Scientific classification
- Kingdom: Animalia
- Phylum: Chordata
- Class: Actinopterygii
- Order: Characiformes
- Family: Ctenoluciidae
- Genus: Boulengerella
- Species: B. maculata
- Binomial name: Boulengerella maculata (Valenciennes, 1850)
- Synonyms: Xiphostoma maculatum Valenciennes, 1850; Xiphostoma taedo Cope, 1872;

= Boulengerella maculata =

- Authority: (Valenciennes, 1850)
- Conservation status: LC
- Synonyms: Xiphostoma maculatum Valenciennes, 1850, Xiphostoma taedo Cope, 1872

Species of fish

Boulengerella maculata, the spotted pike-characin or agujeta, is a species of freshwater ray-finned fish belonging to the family Ctenoluciidae, the pike-characins. This species is found in tropical South America.

==Taxonomy==
Boulengerella maculata was first formally described as Xiphostoma maculatum by the French zoologist Achille Valenciennes in Volume 22 of Histoire naturelle des poissons, coauthored with Georges Cuvier, which was published in 1850. The type locality was given as the Amazon River in Brazil. The genus name Xiphostoma was proposed in 1829 by Louis Agassiz but this name was preoccupied by Xiphostoma Kirby & Spence, 1828 in the insect order Hemiptera, and the name Boulengerella was proposed by Carl H. Eigenmann in 1903. Boulengerella is one of two genera within the pike-characin family, Ctenoluciidae, which is in the suborder Characoidei of the order Characiformes.

==Etymology==
Boulengerella maculata is a member of the genus Boulangerella, this name suffixes -ella, which indicates endearment, onto the surname Boulenger, honouring the Belgian-born British ichthyologist and herpetologist George Albert Boulenger of the British Museum (Natural History) who described the type species of this genus, Xiphostoma lateristriga in 1895. The specific name, maculata, means "spotted", a reference to the spots on the dorsal, anal and caudal fins, although the body has spots too.

==Description==
Boulengerella maculata has a maximum standard length of 31.9 cm. The dorsal fin is supported by between 9 and 11 soft rays while the anal fin contains between 10 and 12 soft rays. The dorsal fin is largely to the rear of the anal fin, a character shared with B. lateristriga, but not with any other species in the genus Boulengerella. Other distinguishing features include the absence of a thin stripe along the flanks, the marbled pattern of the caudal fin and the dark spotting on the upper flanks and back, as well as differing scale counts.

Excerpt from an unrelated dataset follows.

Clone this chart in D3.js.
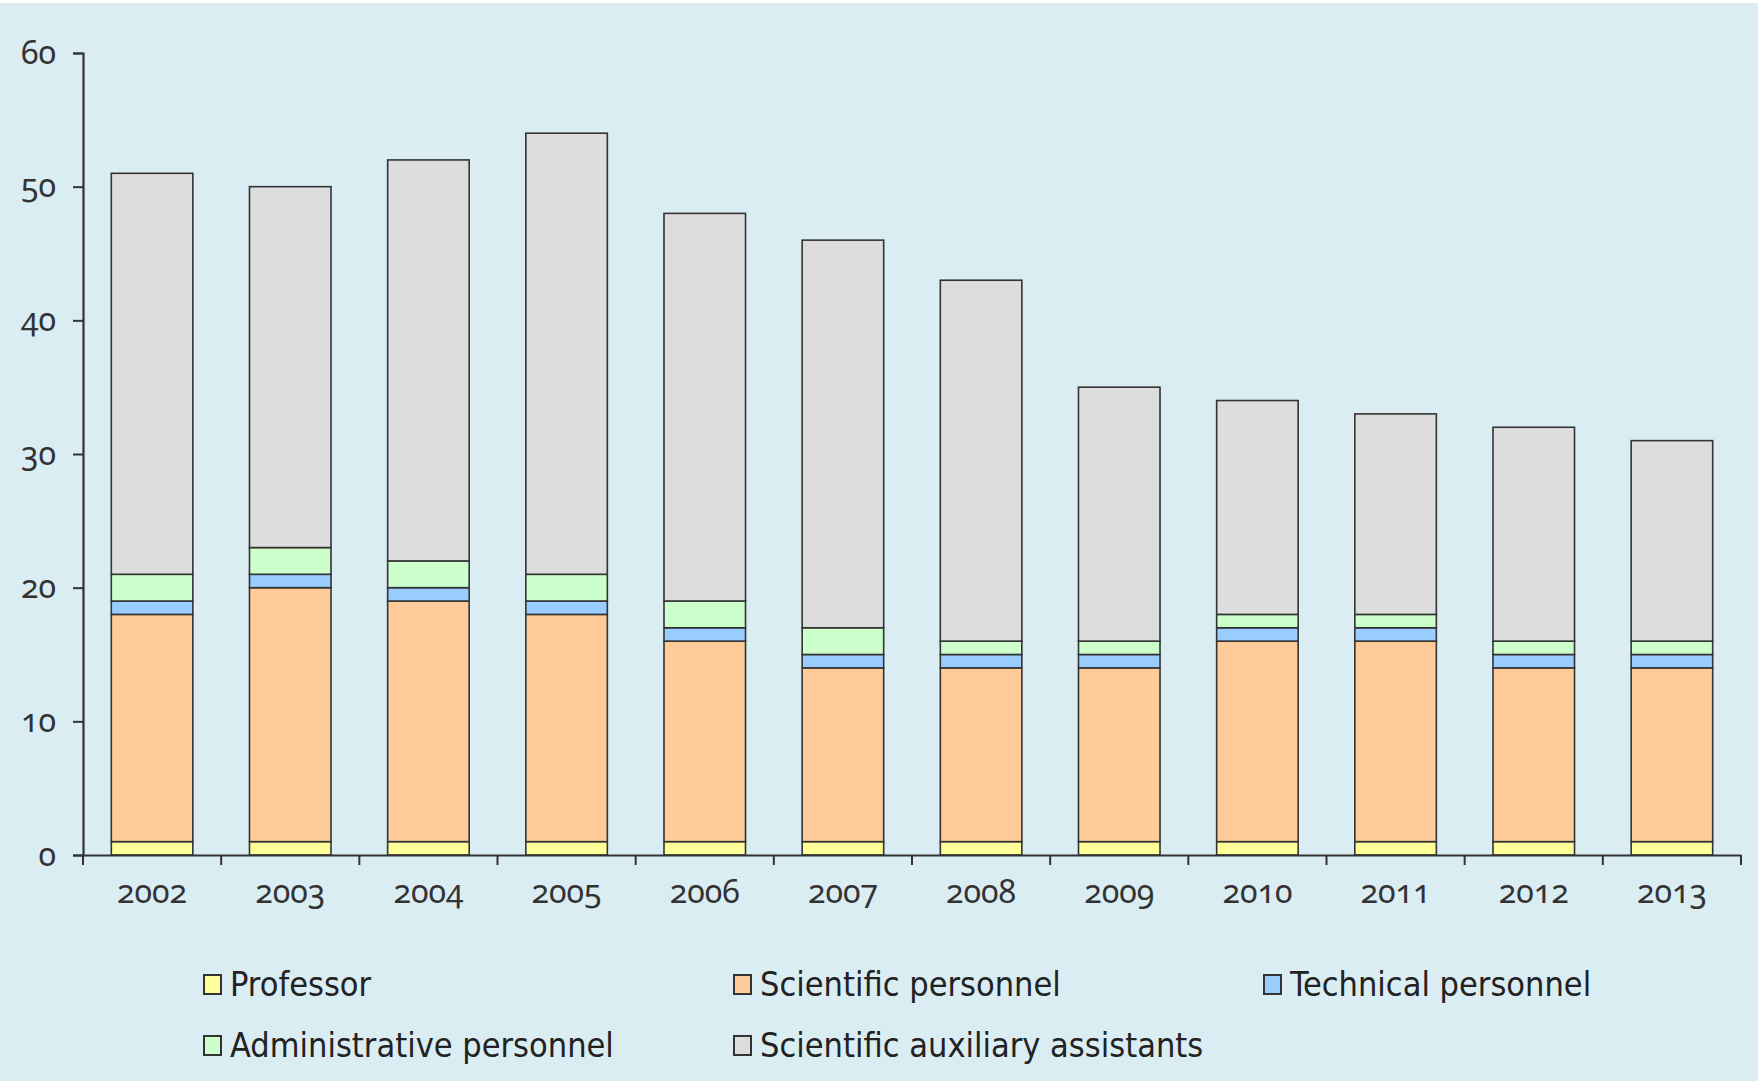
<!DOCTYPE html>
<html>

<head>
    <meta charset="utf-8">
    <style>
        body {
            margin: 0;
            background: white;
        }

        svg {
            display: block;
        }

        .tick text {
            font-family: "Noto Sans", sans-serif;
            font-variant-numeric: oldstyle-nums;
            font-feature-settings: "onum" 1;
            fill: #333;
        }

        .legend text {
            font-family: "Liberation Sans Narrow", "DejaVu Sans Condensed", sans-serif;
            font-stretch: condensed;
            fill: #222;
        }
    </style>
</head>

<body>
    <svg width="1758" height="1081"></svg>
</body>

<script src="https://d3js.org/d3.v7.min.js"></script>

<script>
    // values
    let years = ["2002", "2003", "2004", "2005", "2006", "2007", "2008", "2009", "2010", "2011", "2012", "2013"]
    let professor = [1, 1, 1, 1, 1, 1, 1, 1, 1, 1, 1, 1]
    let scientific = [17, 19, 18, 17, 15, 13, 13, 13, 15, 15, 13, 13]
    let technical = [1, 1, 1, 1, 1, 1, 1, 1, 1, 1, 1, 1]
    let administrative = [2, 2, 2, 2, 2, 2, 1, 1, 1, 1, 1, 1]
    let auxiliary = [30, 27, 30, 33, 29, 29, 27, 19, 16, 15, 16, 15]

    let seriesNames = ["Professor", "Scientific personnel", "Technical personnel", "Administrative personnel", "Scientific auxiliary assistants"]
    let seriesValues = [professor, scientific, technical, administrative, auxiliary]
    let colors = ["#ffff99", "#ffcc99", "#99ccff", "#ccffcc", "#dddddd"]
    let yTicks = [0, 10, 20, 30, 40, 50, 60]

    let width = 1758
    let height = 1081
    let margin = { top: 53, left: 83, right: 17, bottom: 226 }

    let svg = d3.select("svg")

    svg.append("rect")
        .attr("x", 0)
        .attr("y", 3)
        .attr("width", width)
        .attr("height", height - 3)
        .attr("fill", "#daedf3")

    // table for d3.stack
    let table = years.map((y, i) => {
        let row = { year: y }
        seriesNames.forEach((s, j) => row[s] = seriesValues[j][i])
        return row
    })
    let stacked = d3.stack().keys(seriesNames)(table)

    let x = d3.scaleBand()
        .domain(years)
        .range([margin.left, width - margin.right])
        .paddingInner(0.41)
        .paddingOuter(0.205)

    let y = d3.scaleLinear()
        .domain([0, 60])
        .range([height - margin.bottom, margin.top])

    let color = d3.scaleOrdinal().domain(seriesNames).range(colors)

    svg.append("g")
        .selectAll("g")
        .data(stacked)
        .join("g")
        .attr("fill", d => color(d.key))
        .selectAll("rect")
        .data(d => d)
        .join("rect")
        .attr("x", d => x(d.data.year))
        .attr("y", d => y(d[1]))
        .attr("width", x.bandwidth())
        .attr("height", d => y(d[0]) - y(d[1]))
        .attr("stroke", "#333")
        .attr("stroke-width", 1.6)

    // y axis
    let yAxis = svg.append("g")
        .attr("transform", `translate(${margin.left},0)`)
        .call(d3.axisLeft(y).tickValues(yTicks).tickSize(10).tickPadding(17))
    yAxis.selectAll("text").attr("font-size", 32)

    // x axis: ticks at the band edges, labels below the band centres
    let xAxis = svg.append("g")
        .attr("transform", `translate(0,${height - margin.bottom})`)
        .call(d3.axisBottom(x).tickSize(0).tickPadding(25))
    xAxis.selectAll("text").attr("font-size", 32)

    let step = x.step()
    let edges = d3.range(years.length + 1).map(i => margin.left + i * step)
    xAxis.selectAll(".edge")
        .data(edges)
        .join("line")
        .attr("class", "edge")
        .attr("x1", d => d)
        .attr("x2", d => d)
        .attr("y1", 0)
        .attr("y2", 10)
        .attr("stroke", "#333")
        .attr("stroke-width", 2)

    svg.selectAll(".domain").attr("stroke", "#333").attr("stroke-width", 2.2)
    svg.selectAll(".tick line").attr("stroke", "#333").attr("stroke-width", 2)

    // legend
    let legendPos = [[204, 984], [734, 984], [1264, 984], [204, 1045], [734, 1045]]
    let legend = svg.append("g")
        .attr("class", "legend")
        .selectAll("g")
        .data(seriesNames)
        .join("g")
        .attr("transform", (d, i) => `translate(${legendPos[i][0]},${legendPos[i][1]})`)

    legend.append("rect")
        .attr("x", 0)
        .attr("y", -9)
        .attr("width", 17)
        .attr("height", 19)
        .attr("fill", d => color(d))
        .attr("stroke", "#333")
        .attr("stroke-width", 2)

    legend.append("text")
        .attr("x", 26)
        .attr("y", 0)
        .attr("dy", "0.35em")
        .attr("font-size", 34)
        .text(d => d)
</script>

</html>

==Distribution and habitat==
Boulengerella maculata is found in South America where it occurs in the river basins of the Amazon, Tocantins and Orinoco rivers in Bolivia, Brazil, Colombia, Ecuador, Peru and Venezuela. The spotted pike-characin is pelagic, the adults are sound in stretches of the main channels of rivers and larger tributaries which have an observable flow, in both white and blackwater rivers, they also occur in lakes on the floodplains of these rivers.

==Biology==
Boulengerella maculata is a predatory species. The fishes in genus Boulengerella hunt by hiding in the shade on the margins of the lake or river. When they see potential prey, typically smaller fishes, they use their pectoral fins to propel them, stealthily, towards the prey and to manoeuvre around the prey. They then strike the prey with a fasy movement propelled by the caudal fin. Once caught, they prey is manipulated using the mouth and swallowed head first. The adults are usually solitary but will form small groupps while the juveniles are typically found in schools.

==Utilisation==
Boulengerella maculata is wild caught for the aquarium trade, mainly from Brazil.